In assessing defendant's PCR petition, we balance the competing interests of the State in achieving "finality to pleas," State v. Smullen, 118 N.J. 408, 416, 571 A.2d 1305 (1990), and the potential prejudice to the State and detriment to the public interest occasioned by the sixteen-year delay and destruction of the bulk of the recordings pertaining to the 1994 DWI offense and conviction, with defendant's entitlement "to fairness and protection of basic rights[,]" State v. Taylor, 80 N.J. 353, 365, 403 A.2d 889 (1979). We consider as an element in the equation the interval of time between the purportedly uncounseled DWI and the PCR application, the records retention policy and actual destruction of the sound recording and police reports, the evidence in the record, and the paucity of defendant's certification. This is not a situation where defendant clearly disputed the documentary evidence and categorically denied being represented by counsel at the 1994 municipal court hearing. Nor did she certify to any good faith efforts to obtain information or locate documents in furtherance of her Laurkk PCR petition. Rather, defendant appears to take the position that she need only assert the mere claim of an uncounseled first DWI conviction at a time when the bulk of the records are no longer available to obtain step-down relief.
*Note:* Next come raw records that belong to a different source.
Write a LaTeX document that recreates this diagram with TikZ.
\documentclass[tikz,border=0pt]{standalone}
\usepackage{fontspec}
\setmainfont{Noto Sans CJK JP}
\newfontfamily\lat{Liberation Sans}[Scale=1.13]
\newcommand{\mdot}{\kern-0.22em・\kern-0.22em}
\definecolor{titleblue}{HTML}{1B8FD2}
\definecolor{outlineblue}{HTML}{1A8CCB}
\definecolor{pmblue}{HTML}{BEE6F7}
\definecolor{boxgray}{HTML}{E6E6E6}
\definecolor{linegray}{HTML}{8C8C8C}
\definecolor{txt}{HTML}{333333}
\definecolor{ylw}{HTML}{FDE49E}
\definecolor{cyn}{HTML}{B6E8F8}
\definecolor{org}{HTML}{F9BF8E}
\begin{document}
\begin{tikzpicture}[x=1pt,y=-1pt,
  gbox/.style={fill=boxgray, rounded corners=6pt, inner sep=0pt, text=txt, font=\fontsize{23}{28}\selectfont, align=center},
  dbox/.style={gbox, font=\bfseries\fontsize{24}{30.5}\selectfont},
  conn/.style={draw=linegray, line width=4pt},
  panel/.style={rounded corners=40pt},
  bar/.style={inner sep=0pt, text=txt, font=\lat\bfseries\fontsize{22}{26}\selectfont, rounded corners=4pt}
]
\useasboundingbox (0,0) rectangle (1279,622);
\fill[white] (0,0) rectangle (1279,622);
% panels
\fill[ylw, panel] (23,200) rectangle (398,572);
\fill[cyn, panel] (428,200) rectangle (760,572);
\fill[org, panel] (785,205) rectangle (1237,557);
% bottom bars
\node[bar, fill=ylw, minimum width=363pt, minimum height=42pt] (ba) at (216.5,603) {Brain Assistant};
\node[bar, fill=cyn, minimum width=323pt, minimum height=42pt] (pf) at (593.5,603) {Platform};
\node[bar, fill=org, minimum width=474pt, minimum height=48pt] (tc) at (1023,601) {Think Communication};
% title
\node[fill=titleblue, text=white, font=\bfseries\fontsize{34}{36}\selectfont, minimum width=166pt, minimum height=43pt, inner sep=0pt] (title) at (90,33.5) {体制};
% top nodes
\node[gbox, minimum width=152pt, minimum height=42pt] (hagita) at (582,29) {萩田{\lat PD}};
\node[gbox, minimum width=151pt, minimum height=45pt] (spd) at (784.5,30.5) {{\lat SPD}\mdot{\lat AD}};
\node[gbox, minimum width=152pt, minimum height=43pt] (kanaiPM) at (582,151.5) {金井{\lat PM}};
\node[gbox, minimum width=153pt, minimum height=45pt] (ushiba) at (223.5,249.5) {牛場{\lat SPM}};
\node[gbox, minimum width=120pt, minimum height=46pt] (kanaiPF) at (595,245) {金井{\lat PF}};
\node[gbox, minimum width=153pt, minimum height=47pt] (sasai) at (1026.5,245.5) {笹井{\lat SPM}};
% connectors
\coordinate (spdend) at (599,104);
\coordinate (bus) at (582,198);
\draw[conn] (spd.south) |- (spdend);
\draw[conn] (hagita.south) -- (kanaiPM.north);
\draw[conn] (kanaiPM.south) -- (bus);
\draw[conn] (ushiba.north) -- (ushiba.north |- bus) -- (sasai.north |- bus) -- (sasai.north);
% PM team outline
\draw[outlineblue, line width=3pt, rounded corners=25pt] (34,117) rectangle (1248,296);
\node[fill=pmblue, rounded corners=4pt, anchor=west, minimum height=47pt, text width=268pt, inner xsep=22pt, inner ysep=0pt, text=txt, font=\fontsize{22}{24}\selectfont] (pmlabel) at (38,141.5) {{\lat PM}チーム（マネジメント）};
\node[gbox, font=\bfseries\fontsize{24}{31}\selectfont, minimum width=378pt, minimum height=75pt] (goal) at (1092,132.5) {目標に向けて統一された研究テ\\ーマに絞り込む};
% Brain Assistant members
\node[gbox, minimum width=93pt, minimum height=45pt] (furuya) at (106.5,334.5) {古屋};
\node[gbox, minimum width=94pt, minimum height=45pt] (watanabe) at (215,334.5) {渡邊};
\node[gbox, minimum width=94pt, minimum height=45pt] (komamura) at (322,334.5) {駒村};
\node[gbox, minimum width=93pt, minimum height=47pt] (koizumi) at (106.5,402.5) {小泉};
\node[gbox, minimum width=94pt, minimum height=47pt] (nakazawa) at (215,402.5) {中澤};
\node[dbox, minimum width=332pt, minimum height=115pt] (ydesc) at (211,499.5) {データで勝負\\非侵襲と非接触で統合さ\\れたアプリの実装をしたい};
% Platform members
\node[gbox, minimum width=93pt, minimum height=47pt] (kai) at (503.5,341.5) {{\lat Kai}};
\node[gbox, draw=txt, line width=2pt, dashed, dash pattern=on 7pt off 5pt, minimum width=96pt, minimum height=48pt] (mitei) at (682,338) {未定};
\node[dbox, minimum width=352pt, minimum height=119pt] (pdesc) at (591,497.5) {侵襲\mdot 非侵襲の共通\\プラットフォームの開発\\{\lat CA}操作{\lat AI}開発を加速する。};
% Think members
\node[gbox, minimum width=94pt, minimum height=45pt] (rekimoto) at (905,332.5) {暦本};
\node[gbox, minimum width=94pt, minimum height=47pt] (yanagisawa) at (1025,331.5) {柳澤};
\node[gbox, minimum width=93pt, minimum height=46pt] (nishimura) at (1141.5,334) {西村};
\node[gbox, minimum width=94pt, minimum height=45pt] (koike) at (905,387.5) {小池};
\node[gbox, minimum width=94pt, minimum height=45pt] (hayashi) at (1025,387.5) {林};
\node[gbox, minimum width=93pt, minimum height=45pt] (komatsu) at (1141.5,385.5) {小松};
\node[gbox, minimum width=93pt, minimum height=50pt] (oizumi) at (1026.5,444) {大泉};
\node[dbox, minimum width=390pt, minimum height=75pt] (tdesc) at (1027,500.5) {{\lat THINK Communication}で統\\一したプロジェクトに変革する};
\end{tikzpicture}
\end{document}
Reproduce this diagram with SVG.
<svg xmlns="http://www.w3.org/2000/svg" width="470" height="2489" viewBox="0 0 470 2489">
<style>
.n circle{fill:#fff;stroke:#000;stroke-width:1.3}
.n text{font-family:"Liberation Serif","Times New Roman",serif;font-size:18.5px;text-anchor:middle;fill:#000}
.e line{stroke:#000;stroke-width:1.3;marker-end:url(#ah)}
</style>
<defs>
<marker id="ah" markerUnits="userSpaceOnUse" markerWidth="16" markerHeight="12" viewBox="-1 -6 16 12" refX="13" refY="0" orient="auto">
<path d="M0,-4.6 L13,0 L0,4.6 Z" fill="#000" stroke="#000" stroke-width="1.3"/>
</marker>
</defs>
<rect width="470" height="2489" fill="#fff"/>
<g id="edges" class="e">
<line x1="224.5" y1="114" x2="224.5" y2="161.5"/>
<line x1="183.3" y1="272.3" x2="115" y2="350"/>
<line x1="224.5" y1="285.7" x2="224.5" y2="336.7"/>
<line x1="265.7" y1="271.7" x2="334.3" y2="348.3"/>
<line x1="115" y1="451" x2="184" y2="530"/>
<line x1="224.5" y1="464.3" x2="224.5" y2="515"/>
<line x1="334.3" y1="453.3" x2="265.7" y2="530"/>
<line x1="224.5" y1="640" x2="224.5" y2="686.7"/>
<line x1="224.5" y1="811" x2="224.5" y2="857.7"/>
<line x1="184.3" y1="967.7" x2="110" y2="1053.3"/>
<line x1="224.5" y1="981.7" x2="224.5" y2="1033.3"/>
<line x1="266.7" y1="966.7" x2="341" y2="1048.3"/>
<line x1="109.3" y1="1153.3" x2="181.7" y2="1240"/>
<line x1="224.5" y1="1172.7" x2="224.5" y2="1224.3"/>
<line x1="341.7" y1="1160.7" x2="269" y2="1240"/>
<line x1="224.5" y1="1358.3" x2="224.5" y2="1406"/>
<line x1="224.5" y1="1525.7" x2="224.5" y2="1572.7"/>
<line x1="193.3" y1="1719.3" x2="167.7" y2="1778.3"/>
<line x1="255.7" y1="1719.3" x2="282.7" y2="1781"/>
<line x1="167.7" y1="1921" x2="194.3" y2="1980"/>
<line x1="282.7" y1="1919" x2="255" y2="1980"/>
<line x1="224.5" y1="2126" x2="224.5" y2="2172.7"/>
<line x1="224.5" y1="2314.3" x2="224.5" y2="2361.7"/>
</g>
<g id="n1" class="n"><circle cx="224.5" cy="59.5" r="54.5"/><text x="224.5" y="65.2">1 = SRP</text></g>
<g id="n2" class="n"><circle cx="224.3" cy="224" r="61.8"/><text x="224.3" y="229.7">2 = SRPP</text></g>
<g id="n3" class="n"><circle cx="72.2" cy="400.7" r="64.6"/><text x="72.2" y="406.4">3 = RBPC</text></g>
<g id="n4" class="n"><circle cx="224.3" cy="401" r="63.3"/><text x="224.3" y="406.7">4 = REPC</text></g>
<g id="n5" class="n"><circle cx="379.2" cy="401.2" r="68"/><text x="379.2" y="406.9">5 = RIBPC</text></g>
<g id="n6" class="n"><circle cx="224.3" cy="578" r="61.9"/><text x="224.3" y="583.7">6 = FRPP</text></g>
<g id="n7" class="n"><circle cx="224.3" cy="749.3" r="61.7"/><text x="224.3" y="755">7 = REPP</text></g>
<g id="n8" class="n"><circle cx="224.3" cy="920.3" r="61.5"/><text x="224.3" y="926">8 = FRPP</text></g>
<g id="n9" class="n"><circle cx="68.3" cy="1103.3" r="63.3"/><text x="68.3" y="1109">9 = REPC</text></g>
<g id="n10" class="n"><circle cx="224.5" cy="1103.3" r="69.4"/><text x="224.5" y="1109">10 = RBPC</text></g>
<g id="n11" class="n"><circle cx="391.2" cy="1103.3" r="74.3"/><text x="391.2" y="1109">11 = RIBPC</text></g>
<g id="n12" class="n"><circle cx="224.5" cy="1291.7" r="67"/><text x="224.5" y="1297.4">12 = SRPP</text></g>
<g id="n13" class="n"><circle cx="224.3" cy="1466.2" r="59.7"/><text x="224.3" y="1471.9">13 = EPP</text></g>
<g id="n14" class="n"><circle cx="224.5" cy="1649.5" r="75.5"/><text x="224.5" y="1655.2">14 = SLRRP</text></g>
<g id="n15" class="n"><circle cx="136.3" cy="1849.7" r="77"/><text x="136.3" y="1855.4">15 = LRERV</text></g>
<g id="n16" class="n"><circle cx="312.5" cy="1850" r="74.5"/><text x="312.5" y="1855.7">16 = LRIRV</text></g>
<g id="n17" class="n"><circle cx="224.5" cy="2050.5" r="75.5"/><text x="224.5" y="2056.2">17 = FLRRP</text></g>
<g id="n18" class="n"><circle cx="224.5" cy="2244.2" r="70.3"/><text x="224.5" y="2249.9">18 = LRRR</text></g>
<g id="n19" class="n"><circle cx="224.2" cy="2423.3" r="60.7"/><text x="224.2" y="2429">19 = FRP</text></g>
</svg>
We are satisfied, in accordance with Bringhurst, that defendant must establish she is entitled to relaxation of Rule 7:10-2(g)(2)'s time limit and must also allege facts in the petition sufficient to establish a prima facie case for relief under Laurick and its progeny. Defendant has failed to carry her burden. Accordingly, her PCR petition was properly denied by the Law Division. See Isko v. Planning Bd. of Livingston, 51 N.J. 162, 175, 238 A.2d 457 (1968) (holding that an order will be affirmed on appeal, even though the judge gave the wrong reasons for it).
Affirmed. Any stay currently in effect is dissolved.